Omer Is My Siddur? (Alone on a Shelf)
Last year–and for the first time–I decided to count the Omer. Judaism’s traditional, seven-week period of mourning starts the second day of Passover–the Jewish holiday commemorating the start of the Exodus–and continues until Shavuot–the holiday marking, as our tradition suggests, God’s giving of the Torah to Moses at Mount Sinai.
Jews who count the Omer–and it is usually more traditional Jews who do so–are counting off multiple things. We mark how our ancestors waited seven weeks between the barley harvest, which began on Passover, and the wheat harvest, which began seven weeks later. (In Hebrew, thw word, shavuot, literally means weeks.) We also mark the death by plague (as our tradition tells) or by Roman swords (as is more likely) of 24,000 students of Rabbi Akiva ben Yosef–and eventually, Rabi Akiva, himself–in the first century C.E.
Because of the tragedy the Omer has come to symbolize, there are things that some Jews refrain from doing as a sign of mourning, including cutting hair and trimming beards. As I note in the blog post linked above, that’s how I ended up with my full beard. I’d never been able to grow one, but observing the Omer gave me the liberty to let it do what it wanted.
It also gave me a lot of practice in sticking to a prayer schedule. I feel best when I daven (Yiddish for pray) three times a day–not by any means a Reform Jewish standard, but Judaism’s traditional baseline. I don’t often meet my goal, but the Omer helped keep me somewhat on track. Halachically (legally), we count the Omer at night. Between Judaism’s main prayer, the T’filah, and the closing prayer, the Aleinu, we insert a short blessing for the counting of the Omer, and then literally declare the current numbered day of the Omer.
I didn’t remember every night–some days I counted in the morning.

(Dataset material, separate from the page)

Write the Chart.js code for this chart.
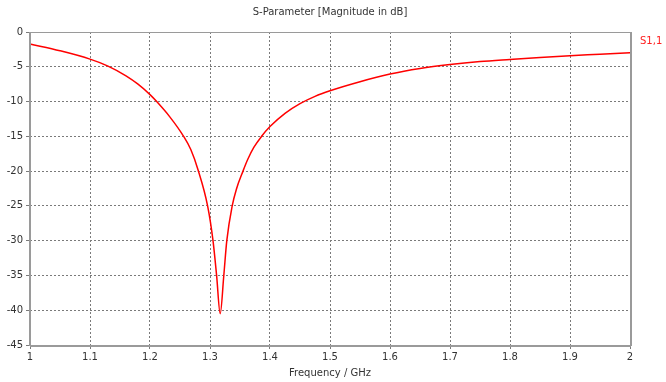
<!DOCTYPE html>
<html>
<head>
<meta charset="utf-8">
<script src="https://cdn.jsdelivr.net/npm/chart.js@4/dist/chart.umd.min.js"></script>
<style>
  html, body { margin: 0; padding: 0; background: #ffffff; }
  #wrap { width: 666px; height: 382px; position: relative; }
</style>
</head>
<body>
<div id="wrap"><canvas id="c" width="666" height="382"></canvas></div>
<script>
// Frequencies (GHz) and S1,1 magnitude (dB)
const freqGHz = [1.00, 1.05, 1.10, 1.13, 1.16, 1.18, 1.20, 1.21, 1.233, 1.256, 1.268, 1.28, 1.296, 1.305, 1.311, 1.317,
                 1.323, 1.328, 1.337, 1.344, 1.355, 1.363, 1.373, 1.386, 1.40, 1.425, 1.45, 1.475, 1.50, 1.55, 1.60, 1.65, 1.70, 1.75, 1.80, 1.85, 1.90, 1.95, 2.00];
const s11dB   = [-1.73, -2.7, -3.9, -4.9, -6.3, -7.5, -9.0, -9.9, -12.2, -15.0, -16.9, -19.8, -25.0, -30.0, -35.0, -40.5,
                 -35.0, -30.0, -25.0, -22.6, -20.0, -18.3, -16.6, -15.0, -13.6, -11.7, -10.3, -9.25, -8.45, -7.15, -6.05, -5.25, -4.68, -4.25, -3.94, -3.65, -3.41, -3.2, -2.98];
const xTicks = [1, 1.1, 1.2, 1.3, 1.4, 1.5, 1.6, 1.7, 1.8, 1.9, 2];
const yTicks = [0, -5, -10, -15, -20, -25, -30, -35, -40, -45];
const seriesName = 'S1,1';
const chartTitle = 'S-Parameter [Magnitude in dB]';
const xTitle = 'Frequency / GHz';

const FONT = 'DejaVu Sans';
const TXT = '#333333';

const points = freqGHz.map((f, i) => ({ x: f, y: s11dB[i] }));

const framePlugin = {
  id: 'frame',
  afterDraw(chart) {
    const { ctx, chartArea: a } = chart;
    ctx.save();
    ctx.strokeStyle = '#9a9a9a';
    ctx.lineWidth = 1;
    ctx.strokeRect(a.left + 0.5, a.top + 0.5, a.right - a.left, a.bottom - a.top);
    ctx.lineWidth = 2;
    ctx.beginPath();
    ctx.moveTo(a.left, a.bottom + 1);
    ctx.lineTo(a.right + 1, a.bottom + 1);
    ctx.moveTo(a.right + 1, a.top);
    ctx.lineTo(a.right + 1, a.bottom + 1);
    ctx.moveTo(a.left, a.top);
    ctx.lineTo(a.left, a.bottom + 1);
    ctx.stroke();
    // title
    ctx.fillStyle = TXT;
    ctx.font = '10px "' + FONT + '"';
    ctx.textAlign = 'center';
    ctx.textBaseline = 'middle';
    ctx.fillText(chartTitle, (a.left + a.right) / 2, 12);
    // series label
    ctx.fillStyle = '#ff2020';
    ctx.textAlign = 'left';
    ctx.fillText(seriesName, a.right + 10, 41);
    ctx.restore();
  }
};

new Chart(document.getElementById('c'), {
  type: 'scatter',
  data: {
    datasets: [{
      label: seriesName,
      data: points,
      showLine: true,
      borderColor: '#ff0000',
      borderWidth: 1.5,
      pointRadius: 0,
      cubicInterpolationMode: 'monotone',
      clip: false
    }]
  },
  options: {
    responsive: false,
    animation: false,
    devicePixelRatio: 1,
    layout: { padding: { top: 32, right: 36, left: 0, bottom: 0 } },
    plugins: { legend: { display: false }, tooltip: { enabled: false }, title: { display: false } },
    scales: {
      x: {
        type: 'linear',
        min: 1, max: 2,
        afterBuildTicks(scale) { scale.ticks = xTicks.map(v => ({ value: v })); },
        afterFit(scale) { scale.height = 37; },
        grid: { color: '#7a7a7a', lineWidth: 1, tickLength: 4, tickBorderDash: [] },
        border: { display: false, dash: [2, 2] },
        ticks: { color: TXT, font: { family: FONT, size: 10 }, padding: 2, maxRotation: 0, autoSkip: false,
                 callback: v => String(Math.round(v * 10) / 10) },
        title: { display: true, text: xTitle, color: TXT, font: { family: FONT, size: 10 }, padding: { top: 0, bottom: 3 } }
      },
      y: {
        type: 'linear',
        min: -45, max: 0,
        afterBuildTicks(scale) { scale.ticks = yTicks.map(v => ({ value: v })); },
        afterFit(scale) { scale.width = 30; },
        grid: { color: '#7a7a7a', lineWidth: 1, tickLength: 4, tickBorderDash: [] },
        border: { display: false, dash: [2, 2] },
        ticks: { color: TXT, font: { family: FONT, size: 10 }, padding: 3, autoSkip: false }
      }
    }
  },
  plugins: [framePlugin]
});
</script>
</body>
</html>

Some days I forgot completely. But I did end the Omer with a good base of, so to speak, “three-a-day the Jewish way” to carry me into summer.
This year, I’m counting the Omer again. I’m no longer observing any mourning prohibitions. (I need a haircut and I’ll get one long before Lag B’Omer, the 33rd day of the count which is considered a festival day and when those counting the Omer can, as you might guess, go to the barber.)
I am, however, in need of deepening my relationship with my siddur (prayerbook), again. After all the changes and stress of the past several months–which basically just means after all the stress of normal, crazy life–I’ve found myself more often than not leaving my siddur on the bookshelf, my tefillin and tallit in their bags in our Judaica cabinet. That’s the baseline for more liberal Jews, and that’s fine.
For some, like me, though, neither the day nor I, myself, feel exactly right without checking in with God on a daily or better basis. (Insert the ephermeral, Deity, the Universe, all that is, a tree, a shoe, or nothing in place of “God” if that works for you–but personally, I’ve never understood liberal Judaism’s palpable fear of actually saying the “G” word.)
That makes the Omer kind of poignant for me. (And really, shouldn’t we all–whatever our background–feel an emotional connection to our cultural holidays?) Besides thinking about the lives and relationship to God of my ancient Jewish ancestors, I’m thinking about my own such relationship, as well. The weather’s warming up, I suspect I’ll be out on the balcony with my siddur soon in early morning sun and evening twilight. There’s definitely something awesome–in the most basic sense of the word–about praying to God while overlooking an enormous inland sea.
There’s also something equally awesome about dropping everything you’re doing in the middle of your workday, picking up your siddur, and checking in. But why take my word for it? Just maybe, try it sometime.